### Stated task
Sift the listing for lines that hold the string "this" and pull them out.

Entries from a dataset
···

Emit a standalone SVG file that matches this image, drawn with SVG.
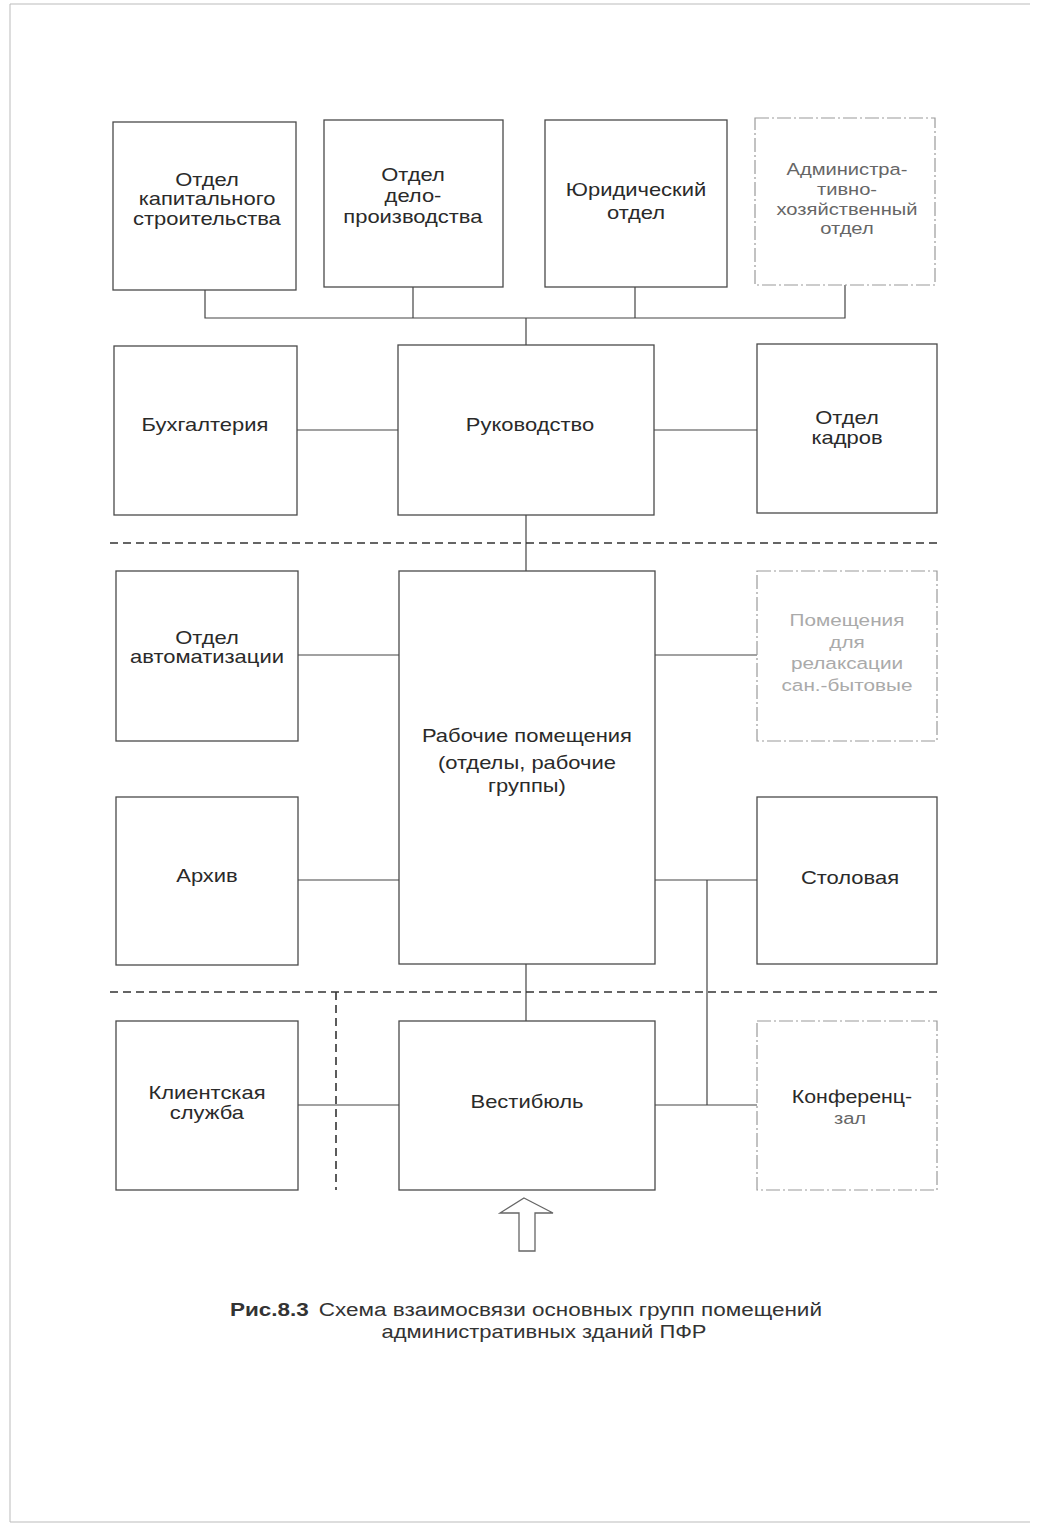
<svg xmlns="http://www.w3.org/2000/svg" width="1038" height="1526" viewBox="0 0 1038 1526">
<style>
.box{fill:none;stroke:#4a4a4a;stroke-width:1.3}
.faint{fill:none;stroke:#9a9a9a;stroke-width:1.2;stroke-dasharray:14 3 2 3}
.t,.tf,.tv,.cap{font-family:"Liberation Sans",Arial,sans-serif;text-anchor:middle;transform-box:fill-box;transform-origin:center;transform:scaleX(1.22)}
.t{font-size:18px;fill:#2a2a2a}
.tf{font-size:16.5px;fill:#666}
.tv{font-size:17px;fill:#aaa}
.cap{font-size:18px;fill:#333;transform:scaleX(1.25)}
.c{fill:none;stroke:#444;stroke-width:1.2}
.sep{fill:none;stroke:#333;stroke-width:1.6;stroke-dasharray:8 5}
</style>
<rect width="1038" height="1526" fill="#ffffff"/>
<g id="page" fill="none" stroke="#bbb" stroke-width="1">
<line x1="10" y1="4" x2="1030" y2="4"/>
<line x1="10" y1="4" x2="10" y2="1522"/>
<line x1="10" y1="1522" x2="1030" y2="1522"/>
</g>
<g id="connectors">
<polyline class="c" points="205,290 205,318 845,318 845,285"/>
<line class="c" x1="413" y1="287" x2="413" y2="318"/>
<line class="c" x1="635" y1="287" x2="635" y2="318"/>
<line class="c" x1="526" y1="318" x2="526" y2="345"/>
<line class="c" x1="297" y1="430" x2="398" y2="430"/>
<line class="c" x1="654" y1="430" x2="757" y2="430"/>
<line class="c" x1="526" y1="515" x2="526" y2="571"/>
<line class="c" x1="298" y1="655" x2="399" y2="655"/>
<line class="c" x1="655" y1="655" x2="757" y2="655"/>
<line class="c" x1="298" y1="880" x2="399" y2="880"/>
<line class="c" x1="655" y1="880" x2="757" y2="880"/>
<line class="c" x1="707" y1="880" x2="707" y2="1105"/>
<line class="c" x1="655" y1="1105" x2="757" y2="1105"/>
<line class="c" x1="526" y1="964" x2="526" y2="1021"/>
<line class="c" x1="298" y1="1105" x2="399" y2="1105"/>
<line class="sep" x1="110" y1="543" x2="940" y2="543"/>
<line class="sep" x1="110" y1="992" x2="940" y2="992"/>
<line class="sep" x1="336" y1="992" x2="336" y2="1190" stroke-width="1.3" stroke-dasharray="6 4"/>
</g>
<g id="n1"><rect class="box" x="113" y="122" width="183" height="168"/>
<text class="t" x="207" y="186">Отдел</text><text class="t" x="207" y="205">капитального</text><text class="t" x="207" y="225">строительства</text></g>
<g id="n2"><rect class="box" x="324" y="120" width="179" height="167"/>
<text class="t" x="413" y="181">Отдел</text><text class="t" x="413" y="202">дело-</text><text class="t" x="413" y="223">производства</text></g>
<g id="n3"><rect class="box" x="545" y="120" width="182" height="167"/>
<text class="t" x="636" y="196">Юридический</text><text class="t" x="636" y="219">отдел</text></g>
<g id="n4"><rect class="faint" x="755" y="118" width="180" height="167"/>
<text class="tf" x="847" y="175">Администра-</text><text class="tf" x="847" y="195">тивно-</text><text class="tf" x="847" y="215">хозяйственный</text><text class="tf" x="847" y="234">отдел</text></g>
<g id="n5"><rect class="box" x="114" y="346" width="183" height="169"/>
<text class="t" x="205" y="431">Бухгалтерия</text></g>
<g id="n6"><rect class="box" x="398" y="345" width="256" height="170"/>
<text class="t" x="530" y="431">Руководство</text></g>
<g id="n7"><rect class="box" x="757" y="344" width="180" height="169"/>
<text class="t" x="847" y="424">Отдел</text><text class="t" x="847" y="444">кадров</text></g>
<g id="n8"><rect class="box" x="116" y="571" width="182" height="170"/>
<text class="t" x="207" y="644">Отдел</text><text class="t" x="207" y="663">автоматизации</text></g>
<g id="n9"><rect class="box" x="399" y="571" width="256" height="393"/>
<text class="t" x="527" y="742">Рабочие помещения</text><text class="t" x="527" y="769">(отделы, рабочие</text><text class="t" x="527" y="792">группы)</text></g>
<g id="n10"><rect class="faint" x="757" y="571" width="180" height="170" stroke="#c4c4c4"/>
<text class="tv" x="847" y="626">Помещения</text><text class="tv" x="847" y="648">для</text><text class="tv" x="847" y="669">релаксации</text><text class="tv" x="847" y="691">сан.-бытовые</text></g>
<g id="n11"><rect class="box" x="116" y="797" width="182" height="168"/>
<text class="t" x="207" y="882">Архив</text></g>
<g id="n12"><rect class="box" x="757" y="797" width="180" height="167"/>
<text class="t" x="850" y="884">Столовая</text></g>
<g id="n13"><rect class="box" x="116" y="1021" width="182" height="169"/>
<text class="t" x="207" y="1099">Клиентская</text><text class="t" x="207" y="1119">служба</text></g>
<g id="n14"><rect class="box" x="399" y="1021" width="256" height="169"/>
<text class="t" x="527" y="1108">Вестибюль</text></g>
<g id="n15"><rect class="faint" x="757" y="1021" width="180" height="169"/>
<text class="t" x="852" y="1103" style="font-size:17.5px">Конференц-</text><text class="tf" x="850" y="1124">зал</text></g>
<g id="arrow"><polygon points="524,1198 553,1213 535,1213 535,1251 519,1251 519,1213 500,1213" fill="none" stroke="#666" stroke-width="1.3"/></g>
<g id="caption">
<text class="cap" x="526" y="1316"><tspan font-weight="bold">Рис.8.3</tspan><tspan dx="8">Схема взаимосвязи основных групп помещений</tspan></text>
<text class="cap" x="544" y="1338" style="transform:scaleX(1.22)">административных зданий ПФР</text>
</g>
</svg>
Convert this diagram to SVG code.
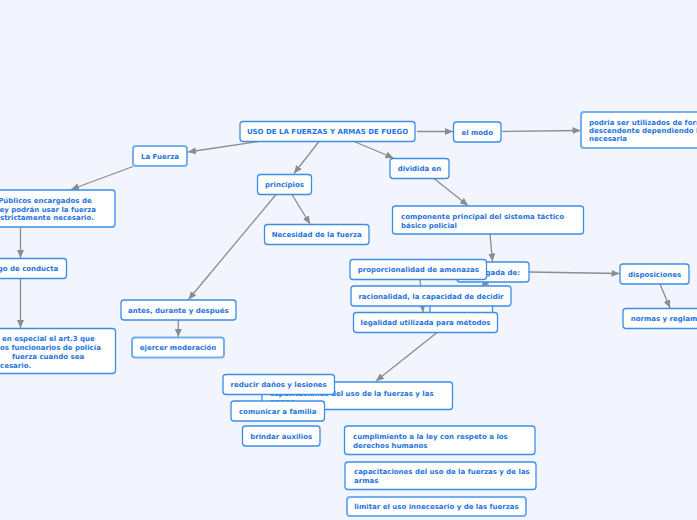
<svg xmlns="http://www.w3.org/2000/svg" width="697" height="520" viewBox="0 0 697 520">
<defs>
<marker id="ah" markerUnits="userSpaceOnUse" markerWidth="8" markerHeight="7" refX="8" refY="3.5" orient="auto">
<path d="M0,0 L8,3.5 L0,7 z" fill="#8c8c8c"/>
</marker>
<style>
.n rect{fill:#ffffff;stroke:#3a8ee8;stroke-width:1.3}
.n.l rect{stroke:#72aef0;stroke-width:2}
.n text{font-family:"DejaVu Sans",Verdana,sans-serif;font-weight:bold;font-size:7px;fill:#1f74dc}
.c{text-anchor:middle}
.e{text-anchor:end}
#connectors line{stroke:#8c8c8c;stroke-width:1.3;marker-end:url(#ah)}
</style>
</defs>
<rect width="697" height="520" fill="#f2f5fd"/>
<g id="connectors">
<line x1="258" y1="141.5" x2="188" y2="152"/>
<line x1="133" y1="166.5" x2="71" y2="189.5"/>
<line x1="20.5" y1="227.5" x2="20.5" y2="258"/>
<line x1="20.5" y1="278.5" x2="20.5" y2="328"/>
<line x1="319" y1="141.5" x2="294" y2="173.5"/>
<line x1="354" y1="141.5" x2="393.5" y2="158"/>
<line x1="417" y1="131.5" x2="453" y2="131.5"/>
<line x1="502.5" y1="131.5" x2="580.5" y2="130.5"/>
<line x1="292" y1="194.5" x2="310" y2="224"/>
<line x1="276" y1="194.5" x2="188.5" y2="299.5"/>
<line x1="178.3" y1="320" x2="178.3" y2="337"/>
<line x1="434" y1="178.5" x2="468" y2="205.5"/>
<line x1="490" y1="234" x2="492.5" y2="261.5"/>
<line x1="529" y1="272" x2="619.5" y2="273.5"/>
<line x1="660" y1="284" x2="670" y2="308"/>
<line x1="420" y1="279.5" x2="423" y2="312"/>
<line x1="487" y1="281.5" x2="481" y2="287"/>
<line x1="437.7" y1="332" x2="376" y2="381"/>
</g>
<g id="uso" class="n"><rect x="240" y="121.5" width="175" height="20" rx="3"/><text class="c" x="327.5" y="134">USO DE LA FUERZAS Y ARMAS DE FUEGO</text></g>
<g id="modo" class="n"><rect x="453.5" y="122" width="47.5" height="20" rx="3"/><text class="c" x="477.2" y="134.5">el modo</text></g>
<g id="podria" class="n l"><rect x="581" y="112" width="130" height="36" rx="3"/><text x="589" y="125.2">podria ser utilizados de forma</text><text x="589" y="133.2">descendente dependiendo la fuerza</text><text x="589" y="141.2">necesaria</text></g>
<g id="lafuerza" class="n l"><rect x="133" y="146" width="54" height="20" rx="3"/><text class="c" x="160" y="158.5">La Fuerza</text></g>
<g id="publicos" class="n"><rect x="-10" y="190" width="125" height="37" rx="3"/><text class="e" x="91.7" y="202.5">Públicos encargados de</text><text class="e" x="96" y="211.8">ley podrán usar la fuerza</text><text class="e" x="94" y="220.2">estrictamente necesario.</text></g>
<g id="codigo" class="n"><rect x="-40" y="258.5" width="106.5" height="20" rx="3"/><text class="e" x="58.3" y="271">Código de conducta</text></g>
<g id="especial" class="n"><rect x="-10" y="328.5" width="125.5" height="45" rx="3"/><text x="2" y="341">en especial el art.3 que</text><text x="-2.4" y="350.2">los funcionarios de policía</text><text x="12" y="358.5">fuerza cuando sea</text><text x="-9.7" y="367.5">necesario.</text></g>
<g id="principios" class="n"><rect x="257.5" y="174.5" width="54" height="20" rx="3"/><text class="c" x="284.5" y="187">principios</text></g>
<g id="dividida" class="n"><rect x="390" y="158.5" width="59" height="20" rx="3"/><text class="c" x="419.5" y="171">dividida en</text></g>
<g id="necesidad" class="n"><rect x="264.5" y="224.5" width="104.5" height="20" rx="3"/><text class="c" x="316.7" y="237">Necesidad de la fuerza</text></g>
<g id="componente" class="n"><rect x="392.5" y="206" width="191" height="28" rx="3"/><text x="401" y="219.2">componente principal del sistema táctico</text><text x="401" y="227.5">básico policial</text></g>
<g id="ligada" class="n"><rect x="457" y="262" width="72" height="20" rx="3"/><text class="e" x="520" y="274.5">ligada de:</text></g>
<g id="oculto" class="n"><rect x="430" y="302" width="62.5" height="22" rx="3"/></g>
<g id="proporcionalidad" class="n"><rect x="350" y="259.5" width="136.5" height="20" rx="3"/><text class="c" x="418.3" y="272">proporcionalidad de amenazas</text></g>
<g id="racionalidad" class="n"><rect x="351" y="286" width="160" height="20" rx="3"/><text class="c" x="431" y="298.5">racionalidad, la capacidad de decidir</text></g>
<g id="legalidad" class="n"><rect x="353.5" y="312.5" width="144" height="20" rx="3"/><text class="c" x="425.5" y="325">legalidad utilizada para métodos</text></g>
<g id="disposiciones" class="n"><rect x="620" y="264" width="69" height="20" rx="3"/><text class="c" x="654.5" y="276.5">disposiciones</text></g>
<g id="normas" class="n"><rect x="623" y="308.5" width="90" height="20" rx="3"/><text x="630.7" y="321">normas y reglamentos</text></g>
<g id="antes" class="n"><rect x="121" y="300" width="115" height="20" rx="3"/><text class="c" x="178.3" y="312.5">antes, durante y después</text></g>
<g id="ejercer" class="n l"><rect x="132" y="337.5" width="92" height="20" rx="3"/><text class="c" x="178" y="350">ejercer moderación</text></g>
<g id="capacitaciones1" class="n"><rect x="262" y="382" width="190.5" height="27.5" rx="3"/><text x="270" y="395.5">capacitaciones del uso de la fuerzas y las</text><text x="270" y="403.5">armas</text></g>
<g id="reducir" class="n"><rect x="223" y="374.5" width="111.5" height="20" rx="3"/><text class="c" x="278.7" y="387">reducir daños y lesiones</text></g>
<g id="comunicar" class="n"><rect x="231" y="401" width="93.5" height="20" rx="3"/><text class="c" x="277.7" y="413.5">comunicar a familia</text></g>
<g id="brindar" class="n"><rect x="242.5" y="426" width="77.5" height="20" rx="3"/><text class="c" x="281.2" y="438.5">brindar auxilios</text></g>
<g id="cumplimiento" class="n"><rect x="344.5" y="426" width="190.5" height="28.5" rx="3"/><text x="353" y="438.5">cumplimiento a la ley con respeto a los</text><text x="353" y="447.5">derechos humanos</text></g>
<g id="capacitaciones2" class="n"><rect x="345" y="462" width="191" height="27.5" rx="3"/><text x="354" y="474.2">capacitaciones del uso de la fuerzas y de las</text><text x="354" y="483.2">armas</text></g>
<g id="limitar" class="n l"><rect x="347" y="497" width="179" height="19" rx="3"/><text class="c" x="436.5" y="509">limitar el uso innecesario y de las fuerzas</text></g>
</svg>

···

### Task result
Emit a standalone SVG file that matches this image, drawn with SVG.
Convert this diagram to SVG code.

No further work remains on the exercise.